Hal serupa disampaikan Rani, penanggung jawab Sanjai Balado Ummi Aufa Hakim di kawasan Jalan Veteran, Padang Barat. Menurut dia, omzet mereka bahkan turun hingga 50 persen.
”Pengunjung juga agak sepi sekarang. Saya menduga ini karena tiket ke Padang juga mahal. Jadi, ya, masalahnya ada dua, belum selesai urusan tiket, mereka juga dihadapkan pada persoalan biaya bagasi,” lanjut Rani.
Minta ditimbang
Baik Christine maupun Rani menuturkan, sejak penghapusan layanan bagasi gratis, perilaku konsumen yang datang ke toko mereka berubah.
”Sebelumnya mereka biasa-biasa saja.
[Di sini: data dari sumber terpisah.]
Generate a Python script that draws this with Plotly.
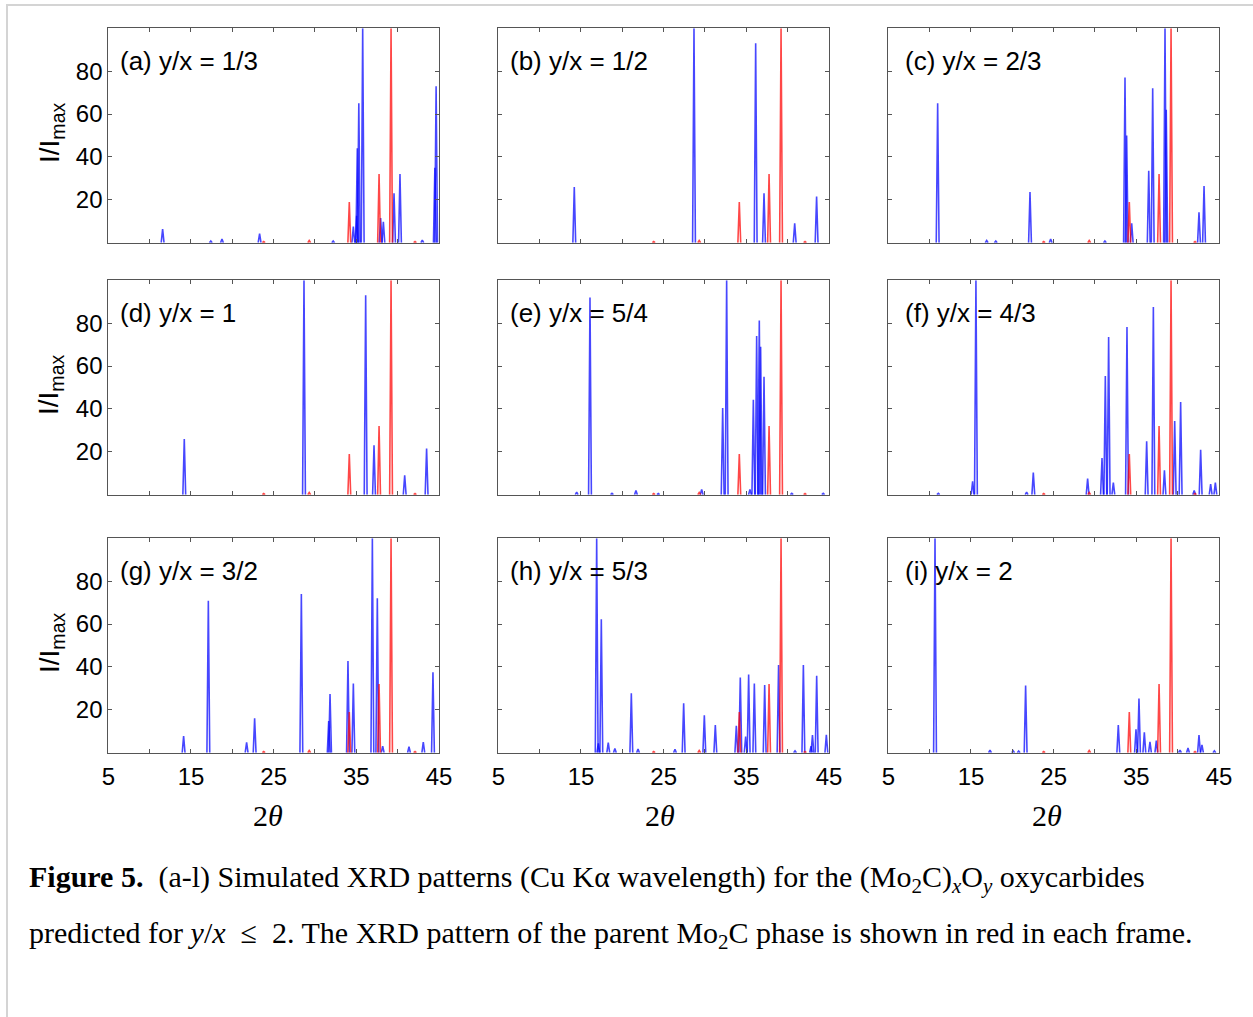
import plotly.graph_objects as go

# Parent Mo2C reflections (2-theta in degrees, relative intensity in %)
mo2c_pos = [23.8, 29.3, 34.15, 37.75, 39.2, 42.1]
mo2c_int = [0.5, 1.0, 19, 32, 100, 0.5]

# Oxycarbide reflections for each y/x ratio
a_pos = [11.57, 17.4, 18.75, 23.3, 32.2, 34.64, 35.04, 35.12, 35.3, 35.77, 37.94, 38.27, 39.56, 40.28, 42.98, 44.5, 44.65]
a_int = [6.4, 0.8, 1.7, 4.2, 0.8, 7.5, 12.6, 44, 65, 100, 11.5, 9.8, 23, 32, 1.2, 35, 73]

b_pos = [14.19, 28.67, 36.13, 37.14, 40.85, 43.5]
b_int = [26, 100, 93, 23, 9, 21.5]

c_pos = [10.97, 16.9, 18.0, 22.14, 24.64, 31.2, 33.63, 33.83, 34.44, 36.5, 36.98, 38.47, 38.62, 42.58, 43.19]
c_int = [65, 1, 0.8, 23.6, 1.7, 0.8, 77, 50, 9, 33.6, 72, 100, 62, 14.2, 26.4]

d_pos = [14.19, 28.67, 36.13, 37.14, 40.85, 43.5]
d_int = [26, 100, 93, 23, 9, 21.5]

e_pos = [14.48, 16.09, 18.75, 21.65, 24.35, 29.6, 32.14, 32.62, 35.44, 35.85, 36.25, 36.57, 36.73, 37.14, 40.5, 44.3]
e_int = [1.2, 92, 0.6, 1.9, 0.5, 2.5, 40.4, 100, 2.5, 44.3, 74, 81.3, 69, 55, 0.6, 0.6]

f_pos = [11.05, 15.2, 15.6, 21.73, 22.54, 29.11, 30.85, 31.25, 31.65, 32.22, 33.87, 36.25, 37.06, 38.4, 39.64, 40.36, 42.0, 42.78, 43.99, 44.56]
f_int = [0.6, 6.2, 100, 1.2, 10.3, 7.5, 17.1, 55.4, 73.6, 5.6, 78.2, 24.9, 87.6, 11.4, 34.4, 43.2, 2, 21, 5, 5.6]

g_pos = [14.11, 17.1, 21.73, 22.7, 28.35, 31.66, 31.82, 33.99, 34.64, 36.94, 37.54, 38.19, 41.37, 43.1, 44.27]
g_int = [7.8, 70.9, 4.8, 16, 74, 14.8, 27.4, 42.8, 32.3, 100, 72, 3, 2.8, 5, 37.5]

h_pos = [16.9, 17.1, 17.46, 18.3, 19.1, 21.09, 21.9, 26.37, 27.42, 29.92, 31.25, 33.79, 34.27, 34.92, 35.28, 35.97, 37.22, 38.9, 40.89, 41.9, 42.83, 43.0, 43.51, 44.68]
h_int = [100, 4.4, 62.2, 4.7, 2, 27.7, 1.7, 1.6, 23, 17.4, 12.9, 12.6, 35.1, 7.5, 36.5, 32.3, 31.6, 40.9, 0.9, 40.9, 3, 8.2, 35.9, 8.4]

i_pos = [10.65, 17.3, 20.1, 20.77, 21.61, 32.82, 34.96, 35.32, 35.97, 36.65, 37.42, 40.28, 41.25, 42.58, 42.94, 44.44]
i_int = [100, 1.2, 0.9, 0.8, 31.3, 12.9, 10.9, 25.3, 9.5, 5.1, 5.6, 1.2, 2.2, 8.2, 3.6, 0.9]

panel_labels = ["(a) y/x = 1/3", "(b) y/x = 1/2", "(c) y/x = 2/3",
                "(d) y/x = 1", "(e) y/x = 5/4", "(f) y/x = 4/3",
                "(g) y/x = 3/2", "(h) y/x = 5/3", "(i) y/x = 2"]
panel_peaks = [(a_pos, a_int), (b_pos, b_int), (c_pos, c_int),
               (d_pos, d_int), (e_pos, e_int), (f_pos, f_int),
               (g_pos, g_int), (h_pos, h_int), (i_pos, i_int)]

x_tickvals = [5, 15, 25, 35, 45]
x_ticktext = ["5", "15", "25", "35", "45"]
y_tickvals = [20, 40, 60, 80]
y_ticktext = ["20", "40", "60", "80"]

W, H = 1253, 1017
COLS = [(108.3, 439.0), (498.3, 829.0), (888.3, 1219.0)]
ROWS = [(28.3, 242.7), (280.3, 494.7), (538.3, 752.7)]
HALF_WIDTH = 0.17  # half base width of each reflection, degrees


def spikes(pos, inten):
    xs, ys = [], []
    for p, v in zip(pos, inten):
        xs += [p - HALF_WIDTH, p, p + HALF_WIDTH, None]
        ys += [0, v, 0, None]
    return xs, ys


def px(x):
    return x / W


def py(y):
    return 1 - y / H


FONT = "Liberation Sans, Arial, sans-serif"
SERIF = "Liberation Serif, Times New Roman, serif"
FRAME = "#555555"

fig = go.Figure()
layout = dict(
    width=W, height=H, margin=dict(l=0, r=0, t=0, b=0),
    paper_bgcolor="white", plot_bgcolor="white", showlegend=False,
    font=dict(family=FONT, color="black"),
)
annotations = []

for k, (pos, inten) in enumerate(panel_peaks):
    r, c = divmod(k, 3)
    sx = "" if k == 0 else str(k + 1)
    x0, x1 = COLS[c]
    y0, y1 = ROWS[r]

    bx, by = spikes(pos, inten)
    fig.add_trace(go.Scatter(x=bx, y=by, mode="lines", xaxis="x" + sx, yaxis="y" + sx,
                             line=dict(color="rgba(0,0,255,0.72)", width=1.6),
                             hoverinfo="skip"))
    rx, ry = spikes(mo2c_pos, mo2c_int)
    fig.add_trace(go.Scatter(x=rx, y=ry, mode="lines", xaxis="x" + sx, yaxis="y" + sx,
                             line=dict(color="rgba(255,0,0,0.72)", width=1.6),
                             hoverinfo="skip"))

    axis_common = dict(showline=True, linecolor=FRAME, linewidth=1, mirror="ticks",
                       ticks="inside", ticklen=4, tickcolor=FRAME, tickwidth=1,
                       showgrid=False, zeroline=False, automargin=False,
                       tickfont=dict(family=FONT, size=24, color="black"))
    layout["xaxis" + sx] = dict(axis_common, domain=[px(x0), px(x1)], range=[5, 45],
                                anchor="y" + sx, tickmode="array", tickvals=x_tickvals,
                                ticktext=x_ticktext, showticklabels=(r == 2),
                                ticklabelstandoff=2,
                                minor=dict(tickmode="array", tickvals=[10, 20, 30, 40],
                                           ticks="inside", ticklen=4, tickcolor=FRAME,
                                           showgrid=False))
    layout["yaxis" + sx] = dict(axis_common, domain=[py(y1), py(y0)], range=[0, 100],
                                anchor="x" + sx, tickmode="array", tickvals=y_tickvals,
                                ticktext=y_ticktext, showticklabels=(c == 0),
                                ticklabelstandoff=0)

    # panel caption inside the frame
    annotations.append(dict(text=panel_labels[k], xref="paper", yref="paper",
                            x=px(x0 + (10 if c < 2 else 15)), y=py(y0 + 33),
                            xanchor="left", yanchor="middle", showarrow=False,
                            font=dict(family=FONT, size=26, color="black")))

# y-axis titles for each row
for yc in [133, 385, 643]:
    annotations.append(dict(text="I/I<sub>max</sub>", xref="paper", yref="paper",
                            x=px(51), y=py(yc), textangle=-90,
                            xanchor="center", yanchor="middle", showarrow=False,
                            font=dict(family=FONT, size=28, color="black")))

# x-axis titles under the bottom row
for xc in [268, 660, 1047]:
    annotations.append(dict(text="2<i>θ</i>", xref="paper", yref="paper",
                            x=px(xc), y=py(815), xanchor="center", yanchor="middle",
                            showarrow=False,
                            font=dict(family=SERIF, size=30, color="black")))

line1 = ("<b>Figure 5.</b>  (a-l) Simulated XRD patterns (Cu Kα wavelength) for the "
         "(Mo<sub>2</sub>C)<sub><i>x</i></sub>O<sub><i>y</i></sub> oxycarbides")
line2 = ("predicted for <i>y</i>/<i>x</i>  ≤  2. The XRD pattern of the parent "
         "Mo<sub>2</sub>C phase is shown in red in each frame.")
annotations.append(dict(text=line1, xref="paper", yref="paper", x=px(27), y=py(879),
                        xanchor="left", yanchor="middle", showarrow=False,
                        font=dict(family=SERIF, size=30, color="black")))
annotations.append(dict(text=line2, xref="paper", yref="paper", x=px(27), y=py(935),
                        xanchor="left", yanchor="middle", showarrow=False,
                        font=dict(family=SERIF, size=30, color="black")))

layout["annotations"] = annotations
layout["shapes"] = [dict(type="rect", xref="paper", yref="paper",
                         x0=px(7), x1=px(1262), y0=py(1030), y1=py(5),
                         line=dict(color="#d4d4d4", width=2), fillcolor="rgba(0,0,0,0)",
                         layer="below")]

fig.update_layout(**layout)
fig.write_html("out.html")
Datang, pilih, dibungkus, bayar, dan selesai. Itu pun beli banyak. Sekarang, mereka minta ditimbang terlebih dahulu dan tidak mau memakai kotak besar. Tamu yang biasa menerima jasa penitipan dari teman juga susah. Tidak mau lagi,” tutur Christine.
Rani menambahkan, karena menolak menggunakan kotak besar, pembeli yang tetap ingin membawa oleh-oleh dalam jumlah besar membagi belanjaan ke kotak kecil dan tas plastik.
”Selain itu, kondisi ini juga kami siasati dengan menawarkan kepada pembeli oleh-olehnya dipaket dan dikirim dengan jasa pengiriman. Rata-rata yang ingin membawa banyak oleh-oleh memilih ini karena kalau dihitung, lebih murah dari tarif bagasi yang harus mereka bayar,” ucap Rani.
Menurut Christine, jika kondisi terus berlanjut, dirinya khawatir dampaknya akan semakin buruk. Apalagi selain memproduksi sendiri, ia juga menjual berbagai oleh-oleh yang diproduksi oleh usaha mikro, kecil, dan menengah (UMKM) dari sejumlah daerah Sumbar. UMKM itu yang juga ia bina.
”Saat ini, saya menerima produksi dari sekitar 300 UMKM dengan total produk sekitar 700. Tetapi, dengan kondisi seperti sekarang, pilihannya yang mengurangi pasokan. Tidak mungkin mengambil seperti biasa. Misalnya dari biasa 50 bungkus, dikurangi jadi 40 bungkus,” ucap Christine.
Kalau memang harga tiket tidak bisa diturunkan, paling tidak layanan bagasi gratis berlaku kembali. Itu sangat penting bagi pelaku UMKM yang memang jumlahnya sangat besar di Sumbar.
Selain itu, Christine juga khawatir hal itu akan berdampak kepada karyawannya yang berjumlah lebih dari 100 orang. ”Tapi saya berharap dan berusaha jangan sampai ada pengurangan karyawan. Kasihan mereka,” katanya.
Christine dan Rani berharap, layanan bagasi gratis bisa kembali sehingga kekhawatiran-kekhawatiran mereka tidak sampai terjadi.
”Kalau memang harga tiket tidak bisa diturunkan, paling tidak layanan bagasi gratis berlaku kembali. Itu sangat penting bagi pelaku UMKM yang memang jumlahnya sangat besar di Sumbar. Apalagi saat ini Sumbar tengah mengembangkan sektor pariwisata dan UMKM sangat bergantung dari sana,” ujar Christine.
Maskapai penerbangan di bawah Lion Group kini hanya menggratiskan bagasi kabin 7 kilogram. Jika lebih dari bobot itu, penumpang harus membayarnya (Kompas, 15/1/2019).